I use Collections for assembling like images to develop projects, typically grouping selected images by location or theme. Unlike Smart Collections, I find Collections’ support for a manual sort order essential. Manual sort orders enable me to create image pairs and sequences, continuities that bind groups of images together into bodies of work. (For more on Continuity, Bodies of Work, and Developing Personal Projects, download my free PDFs at Creativity / Storytelling resources here.
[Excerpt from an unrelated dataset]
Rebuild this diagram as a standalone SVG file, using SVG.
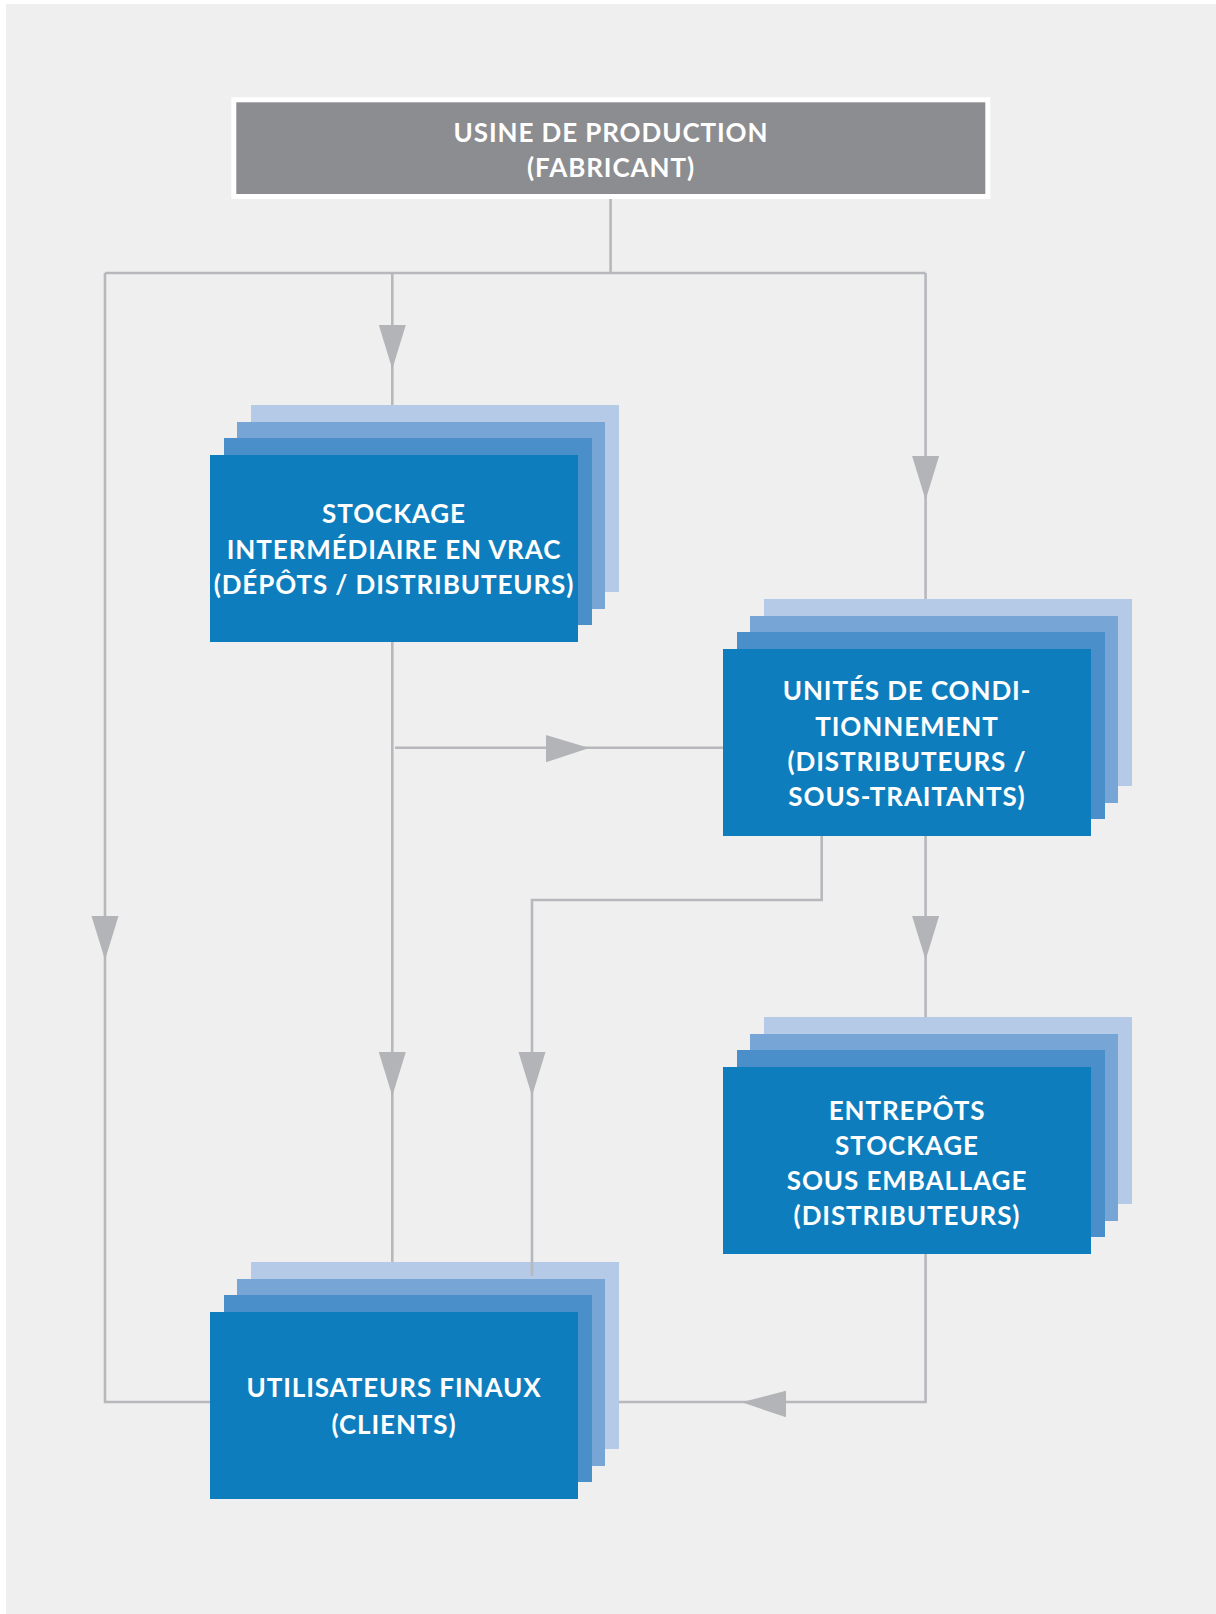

Unlike when I used film, where I had to make physical contact sheets to select images, I rarely print my virtual contact sheets. It’s curious to call them by the traditional name “contact sheets,” because they’re not made by contacting film to paper. But, they’re no less essential to my creative process; if anything, they’re more important. Virtual Contact Sheets allow me to edit images at higher levels of thinking. I even use them to select and sequence images for slideshows, exhibits, and books.

I save virtual contact sheets, and sometimes I even save different states of a single contact sheet. I take screenshots of Lightroom’s display of my curated Collections. So many people requested to see them that I started sharing them on my blog. Having to make remarks about my virtual contact sheets helped me obtain an even better understanding of my creative process and my results.

See more Contact Sheets here.

Read more about my Contact Sheets on B&H.

Read about Seth Resnick’s Contact Sheets on B&H.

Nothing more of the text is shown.